Input

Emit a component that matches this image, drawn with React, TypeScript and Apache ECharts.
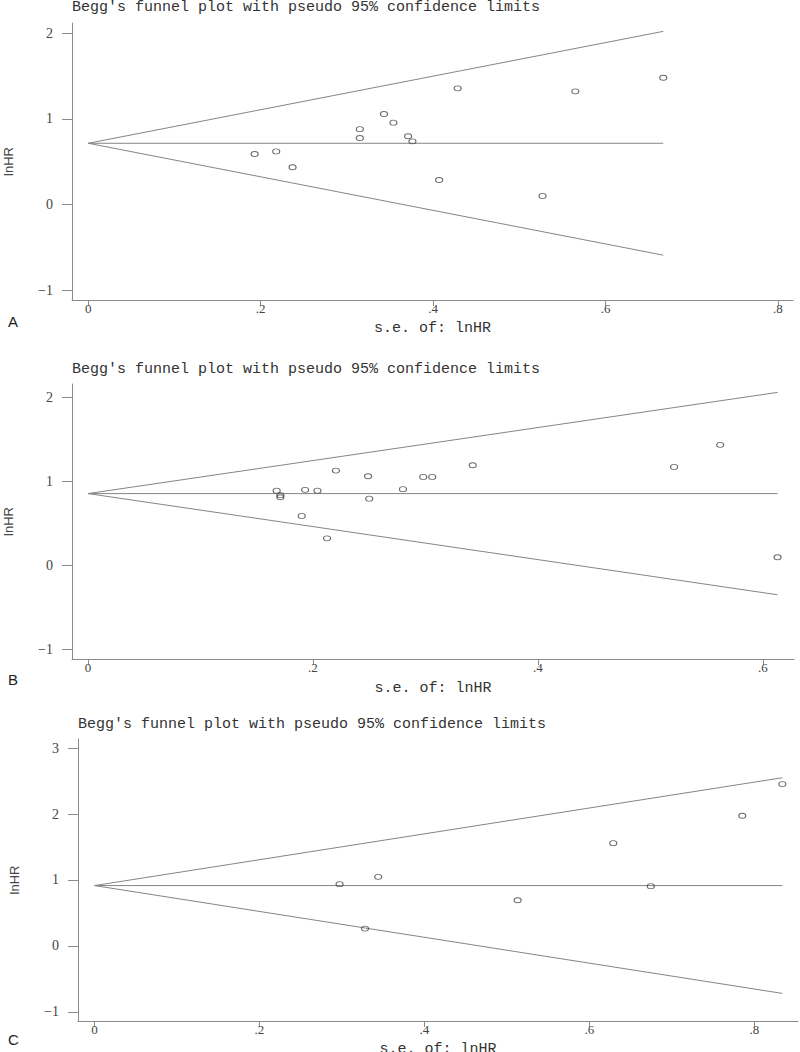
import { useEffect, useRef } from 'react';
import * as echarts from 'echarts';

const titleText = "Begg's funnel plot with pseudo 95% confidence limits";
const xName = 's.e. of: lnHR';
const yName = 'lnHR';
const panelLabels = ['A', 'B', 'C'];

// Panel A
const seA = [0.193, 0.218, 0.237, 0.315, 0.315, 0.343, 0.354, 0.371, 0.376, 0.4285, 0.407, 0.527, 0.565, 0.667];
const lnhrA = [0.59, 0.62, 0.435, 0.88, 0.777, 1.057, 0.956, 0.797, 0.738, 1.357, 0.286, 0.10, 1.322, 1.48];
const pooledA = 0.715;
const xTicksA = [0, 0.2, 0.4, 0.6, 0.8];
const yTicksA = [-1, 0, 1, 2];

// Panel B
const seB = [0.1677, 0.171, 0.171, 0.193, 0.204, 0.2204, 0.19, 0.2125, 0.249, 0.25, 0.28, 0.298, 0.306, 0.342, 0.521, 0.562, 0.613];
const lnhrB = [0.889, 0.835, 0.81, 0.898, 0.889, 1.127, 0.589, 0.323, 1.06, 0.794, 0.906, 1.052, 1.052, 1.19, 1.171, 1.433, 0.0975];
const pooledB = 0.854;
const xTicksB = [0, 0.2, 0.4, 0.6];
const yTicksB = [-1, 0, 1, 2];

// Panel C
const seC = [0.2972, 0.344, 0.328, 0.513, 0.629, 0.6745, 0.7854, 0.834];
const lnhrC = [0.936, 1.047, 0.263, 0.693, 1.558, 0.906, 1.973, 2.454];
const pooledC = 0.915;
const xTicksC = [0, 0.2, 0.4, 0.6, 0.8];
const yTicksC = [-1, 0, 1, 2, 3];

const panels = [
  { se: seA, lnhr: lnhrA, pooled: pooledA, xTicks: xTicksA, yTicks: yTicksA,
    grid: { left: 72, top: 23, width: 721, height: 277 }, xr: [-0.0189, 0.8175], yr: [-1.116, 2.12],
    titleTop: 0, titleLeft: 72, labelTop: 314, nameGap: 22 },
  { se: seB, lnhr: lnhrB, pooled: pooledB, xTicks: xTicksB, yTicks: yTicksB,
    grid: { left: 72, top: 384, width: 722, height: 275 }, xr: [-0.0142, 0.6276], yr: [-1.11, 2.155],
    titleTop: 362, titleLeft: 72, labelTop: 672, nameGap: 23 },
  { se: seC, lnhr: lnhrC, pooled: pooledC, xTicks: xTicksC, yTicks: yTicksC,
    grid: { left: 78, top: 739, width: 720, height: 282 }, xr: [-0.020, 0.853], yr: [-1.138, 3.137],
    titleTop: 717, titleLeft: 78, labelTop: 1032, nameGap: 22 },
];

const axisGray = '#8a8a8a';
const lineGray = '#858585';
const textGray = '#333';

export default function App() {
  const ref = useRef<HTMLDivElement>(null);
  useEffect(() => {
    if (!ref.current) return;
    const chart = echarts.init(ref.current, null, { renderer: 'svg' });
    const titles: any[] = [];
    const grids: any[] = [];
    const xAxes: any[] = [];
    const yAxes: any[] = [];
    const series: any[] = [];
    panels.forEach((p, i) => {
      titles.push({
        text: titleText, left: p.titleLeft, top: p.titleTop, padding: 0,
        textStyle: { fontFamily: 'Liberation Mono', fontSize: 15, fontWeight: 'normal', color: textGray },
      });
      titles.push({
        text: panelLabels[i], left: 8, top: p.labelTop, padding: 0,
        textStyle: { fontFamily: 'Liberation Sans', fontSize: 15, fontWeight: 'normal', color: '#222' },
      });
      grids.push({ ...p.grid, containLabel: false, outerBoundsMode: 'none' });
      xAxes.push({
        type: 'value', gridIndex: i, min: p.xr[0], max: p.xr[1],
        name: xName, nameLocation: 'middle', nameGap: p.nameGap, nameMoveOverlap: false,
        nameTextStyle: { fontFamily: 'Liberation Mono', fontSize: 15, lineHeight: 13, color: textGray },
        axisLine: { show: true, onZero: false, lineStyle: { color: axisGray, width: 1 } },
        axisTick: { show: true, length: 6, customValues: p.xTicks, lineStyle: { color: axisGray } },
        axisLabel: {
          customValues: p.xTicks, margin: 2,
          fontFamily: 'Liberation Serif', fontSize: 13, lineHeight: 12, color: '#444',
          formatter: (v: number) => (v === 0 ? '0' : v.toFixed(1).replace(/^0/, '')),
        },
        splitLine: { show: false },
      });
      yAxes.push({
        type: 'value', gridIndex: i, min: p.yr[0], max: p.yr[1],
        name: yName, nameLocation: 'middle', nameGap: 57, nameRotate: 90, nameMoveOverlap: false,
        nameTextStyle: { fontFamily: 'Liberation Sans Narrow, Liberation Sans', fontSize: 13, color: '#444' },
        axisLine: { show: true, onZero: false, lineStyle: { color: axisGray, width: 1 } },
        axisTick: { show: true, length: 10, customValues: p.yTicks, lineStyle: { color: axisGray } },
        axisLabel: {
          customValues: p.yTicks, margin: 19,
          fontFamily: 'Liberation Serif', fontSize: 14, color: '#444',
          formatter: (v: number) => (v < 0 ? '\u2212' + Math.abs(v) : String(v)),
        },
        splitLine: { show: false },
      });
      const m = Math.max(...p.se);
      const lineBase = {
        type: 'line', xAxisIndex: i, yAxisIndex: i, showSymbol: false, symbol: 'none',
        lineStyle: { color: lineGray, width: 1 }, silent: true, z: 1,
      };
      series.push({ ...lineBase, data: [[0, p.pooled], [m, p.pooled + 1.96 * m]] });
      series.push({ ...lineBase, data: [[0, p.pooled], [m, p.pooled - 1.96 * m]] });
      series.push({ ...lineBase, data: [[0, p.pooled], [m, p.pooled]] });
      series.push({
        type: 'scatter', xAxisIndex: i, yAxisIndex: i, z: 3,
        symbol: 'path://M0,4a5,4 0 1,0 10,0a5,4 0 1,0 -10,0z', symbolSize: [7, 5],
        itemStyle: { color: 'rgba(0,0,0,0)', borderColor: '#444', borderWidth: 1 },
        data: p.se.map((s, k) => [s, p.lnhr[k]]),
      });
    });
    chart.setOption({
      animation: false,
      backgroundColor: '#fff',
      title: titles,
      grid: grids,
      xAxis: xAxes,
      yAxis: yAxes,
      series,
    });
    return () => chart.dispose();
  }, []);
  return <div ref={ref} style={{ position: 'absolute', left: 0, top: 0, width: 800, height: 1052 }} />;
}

--

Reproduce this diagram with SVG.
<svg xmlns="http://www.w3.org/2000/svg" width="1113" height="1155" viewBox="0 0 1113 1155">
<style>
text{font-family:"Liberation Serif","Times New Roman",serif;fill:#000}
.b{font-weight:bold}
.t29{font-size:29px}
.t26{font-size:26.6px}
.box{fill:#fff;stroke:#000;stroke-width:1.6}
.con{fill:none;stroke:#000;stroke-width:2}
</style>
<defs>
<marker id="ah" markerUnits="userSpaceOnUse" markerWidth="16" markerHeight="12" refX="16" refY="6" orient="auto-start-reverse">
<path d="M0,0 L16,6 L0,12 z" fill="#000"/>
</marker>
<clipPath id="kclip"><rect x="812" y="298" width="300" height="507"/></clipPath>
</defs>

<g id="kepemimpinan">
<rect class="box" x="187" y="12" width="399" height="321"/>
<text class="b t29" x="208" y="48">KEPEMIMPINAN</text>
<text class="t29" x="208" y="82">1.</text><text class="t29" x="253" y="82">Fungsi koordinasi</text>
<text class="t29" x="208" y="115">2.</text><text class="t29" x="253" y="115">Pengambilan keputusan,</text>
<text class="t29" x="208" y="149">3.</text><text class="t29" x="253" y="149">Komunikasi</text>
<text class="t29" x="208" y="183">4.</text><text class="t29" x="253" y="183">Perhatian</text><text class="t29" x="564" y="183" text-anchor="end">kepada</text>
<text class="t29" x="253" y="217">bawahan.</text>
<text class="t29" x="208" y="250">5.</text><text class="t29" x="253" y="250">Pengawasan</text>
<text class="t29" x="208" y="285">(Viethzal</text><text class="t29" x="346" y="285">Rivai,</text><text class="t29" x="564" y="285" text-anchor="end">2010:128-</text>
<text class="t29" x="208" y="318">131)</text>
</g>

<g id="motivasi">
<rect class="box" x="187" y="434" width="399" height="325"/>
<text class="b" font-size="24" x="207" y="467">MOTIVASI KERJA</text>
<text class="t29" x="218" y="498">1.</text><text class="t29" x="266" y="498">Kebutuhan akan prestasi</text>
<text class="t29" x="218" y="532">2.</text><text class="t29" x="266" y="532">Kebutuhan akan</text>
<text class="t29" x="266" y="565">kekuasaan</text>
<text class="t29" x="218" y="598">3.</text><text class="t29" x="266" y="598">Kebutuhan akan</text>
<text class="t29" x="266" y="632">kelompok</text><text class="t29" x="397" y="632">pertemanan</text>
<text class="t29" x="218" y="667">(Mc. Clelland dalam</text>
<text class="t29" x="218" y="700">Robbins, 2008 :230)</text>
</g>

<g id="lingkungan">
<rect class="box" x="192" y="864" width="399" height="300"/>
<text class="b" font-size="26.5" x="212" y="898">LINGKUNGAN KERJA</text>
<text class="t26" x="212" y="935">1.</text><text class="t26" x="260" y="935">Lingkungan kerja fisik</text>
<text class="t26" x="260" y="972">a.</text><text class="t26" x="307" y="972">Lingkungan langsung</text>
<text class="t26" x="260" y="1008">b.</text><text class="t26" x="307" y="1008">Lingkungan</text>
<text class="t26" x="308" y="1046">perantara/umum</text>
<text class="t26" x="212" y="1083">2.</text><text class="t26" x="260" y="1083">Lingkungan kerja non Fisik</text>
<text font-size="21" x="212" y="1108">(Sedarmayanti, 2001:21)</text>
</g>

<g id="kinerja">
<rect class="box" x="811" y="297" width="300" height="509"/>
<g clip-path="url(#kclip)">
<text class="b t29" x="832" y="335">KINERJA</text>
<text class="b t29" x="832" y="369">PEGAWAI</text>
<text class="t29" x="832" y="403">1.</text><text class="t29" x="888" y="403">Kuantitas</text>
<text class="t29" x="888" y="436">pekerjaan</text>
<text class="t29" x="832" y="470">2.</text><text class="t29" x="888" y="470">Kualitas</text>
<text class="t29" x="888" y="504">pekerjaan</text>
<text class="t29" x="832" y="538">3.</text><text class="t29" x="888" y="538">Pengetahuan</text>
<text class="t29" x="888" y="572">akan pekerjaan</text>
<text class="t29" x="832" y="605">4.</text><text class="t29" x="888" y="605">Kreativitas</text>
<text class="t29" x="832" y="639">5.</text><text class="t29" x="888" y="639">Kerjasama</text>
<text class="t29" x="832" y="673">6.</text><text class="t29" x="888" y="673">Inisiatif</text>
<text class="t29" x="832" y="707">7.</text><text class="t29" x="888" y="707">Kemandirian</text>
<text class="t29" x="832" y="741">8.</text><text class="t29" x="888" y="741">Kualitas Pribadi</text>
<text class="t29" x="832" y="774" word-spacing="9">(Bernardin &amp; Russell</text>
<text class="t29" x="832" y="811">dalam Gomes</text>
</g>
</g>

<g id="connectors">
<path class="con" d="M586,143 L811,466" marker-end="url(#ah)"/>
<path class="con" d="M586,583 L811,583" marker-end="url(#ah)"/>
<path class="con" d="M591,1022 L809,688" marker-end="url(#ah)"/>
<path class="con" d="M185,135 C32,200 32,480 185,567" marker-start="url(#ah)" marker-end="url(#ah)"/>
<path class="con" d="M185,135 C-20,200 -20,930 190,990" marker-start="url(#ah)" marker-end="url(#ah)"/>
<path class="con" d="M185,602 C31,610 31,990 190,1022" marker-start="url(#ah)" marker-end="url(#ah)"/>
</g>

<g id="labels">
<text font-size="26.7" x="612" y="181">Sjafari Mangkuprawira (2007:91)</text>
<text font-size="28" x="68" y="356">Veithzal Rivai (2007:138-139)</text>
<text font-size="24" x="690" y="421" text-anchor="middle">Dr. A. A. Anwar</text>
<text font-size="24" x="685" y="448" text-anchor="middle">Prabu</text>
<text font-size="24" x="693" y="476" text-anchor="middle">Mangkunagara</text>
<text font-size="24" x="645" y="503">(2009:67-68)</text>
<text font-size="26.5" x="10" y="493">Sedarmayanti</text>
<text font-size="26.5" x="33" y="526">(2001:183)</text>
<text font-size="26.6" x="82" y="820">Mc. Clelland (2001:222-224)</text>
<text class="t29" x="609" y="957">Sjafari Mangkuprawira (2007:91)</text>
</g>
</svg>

...

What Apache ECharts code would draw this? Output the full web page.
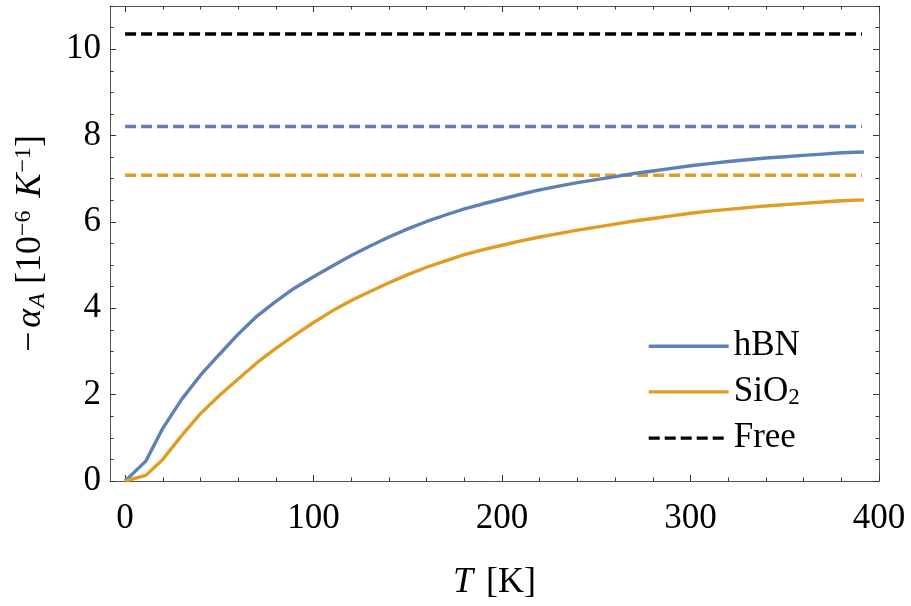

What is expected
Tally every line of the data that holds the word "with" and write the count alone.

Result
3